Soon, they were joined by Crystal and Shaun Landrus of Pea Ridge -- each holding poster boards, one hot pink, one bright green -- stating that the first two men were idiots. His sign said "Honk if you think these guys are idiots!"

"We follow Jesus," Graybill said, explaining that he doesn't believe in denominations. "We believe modern Christianity is not teaching Jesus' teachings as truth ... tell people to repent.

"We're just holding up the teachings of Jesus," Brubacker said, explaining that they go to different towns to hold the signs up for people to see. He said some people stop to talk about it.

"Everything they're saying offends me," Crystal Landrus said. "I'm not leaving until they do."

Rachel Rose of Washburn, Mo., works in Rogers. She was driving through town on her way home when she saw the signs and stopped to offer Mrs. Landrus a bottle of water. She said she didn't know her before that encounter.

"He's talking about me," she said, pointing to the sign about divorced women. In response, she picked up a pink sheet of paper off a cardboard box that was on the corner advertising a garage sale, turned it over and wrote: "I'm divorced and Jesus loves me." She stood there with Mrs.
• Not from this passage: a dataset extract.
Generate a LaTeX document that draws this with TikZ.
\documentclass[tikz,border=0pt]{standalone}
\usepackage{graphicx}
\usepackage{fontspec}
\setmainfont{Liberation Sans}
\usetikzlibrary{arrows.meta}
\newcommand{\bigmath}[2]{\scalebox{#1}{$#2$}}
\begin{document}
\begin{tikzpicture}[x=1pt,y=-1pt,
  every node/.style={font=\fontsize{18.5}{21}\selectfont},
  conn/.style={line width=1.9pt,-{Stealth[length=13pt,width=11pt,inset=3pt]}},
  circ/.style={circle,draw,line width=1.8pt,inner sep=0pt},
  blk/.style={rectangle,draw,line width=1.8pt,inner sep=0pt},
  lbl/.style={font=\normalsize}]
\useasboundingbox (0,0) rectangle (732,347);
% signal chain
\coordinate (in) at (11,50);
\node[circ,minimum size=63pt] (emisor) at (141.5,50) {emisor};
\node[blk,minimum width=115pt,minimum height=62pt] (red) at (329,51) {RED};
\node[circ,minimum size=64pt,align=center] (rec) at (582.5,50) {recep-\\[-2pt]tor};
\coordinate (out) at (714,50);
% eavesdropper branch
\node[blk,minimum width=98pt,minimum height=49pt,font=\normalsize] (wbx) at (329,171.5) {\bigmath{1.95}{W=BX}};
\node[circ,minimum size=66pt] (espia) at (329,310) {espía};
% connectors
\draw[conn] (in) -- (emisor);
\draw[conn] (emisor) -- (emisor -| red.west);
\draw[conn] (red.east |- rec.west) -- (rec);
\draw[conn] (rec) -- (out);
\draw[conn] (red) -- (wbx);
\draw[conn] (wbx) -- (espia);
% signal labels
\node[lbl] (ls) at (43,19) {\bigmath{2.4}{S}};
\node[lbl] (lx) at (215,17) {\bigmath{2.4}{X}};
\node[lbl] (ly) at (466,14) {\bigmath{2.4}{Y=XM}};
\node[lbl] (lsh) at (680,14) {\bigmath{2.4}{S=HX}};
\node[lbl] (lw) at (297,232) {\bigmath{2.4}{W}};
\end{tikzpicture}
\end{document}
Landrus while holding her 3-year-old daughter, Addilea.

Jerome Todd of Pea Ridge said he is afraid that the message on the signs distorts the true message of the gospel.

"That puts out a message of condemnation... there is no condemnation," he said, adding that he stopped to talk to the two men to talk about the love of God and how Jesus came to earth to reconcile people to God "to the tune of the blood of Christ."

"He completely transforms us and makes us new creations," Todd said.

"I don't want people to get the wrong picture of Christ," he said.

Todd said the gospel message is that "And all of this is a gift from God, who brought us back to Himself through Christ. And God has given us this task of reconciling people to Him. For God was in Christ, reconciling the world to Himself, not counting people's sins against them. And He gave us this wonderful message of reconciliation." (2 Corinthians 5:18-19)

"My concern is that when people see such signs being held, it brings a message of condemnation rather than the message of reconciliation. People don't need another reason why God is mad at them and why they can not come to Him," Todd concluded.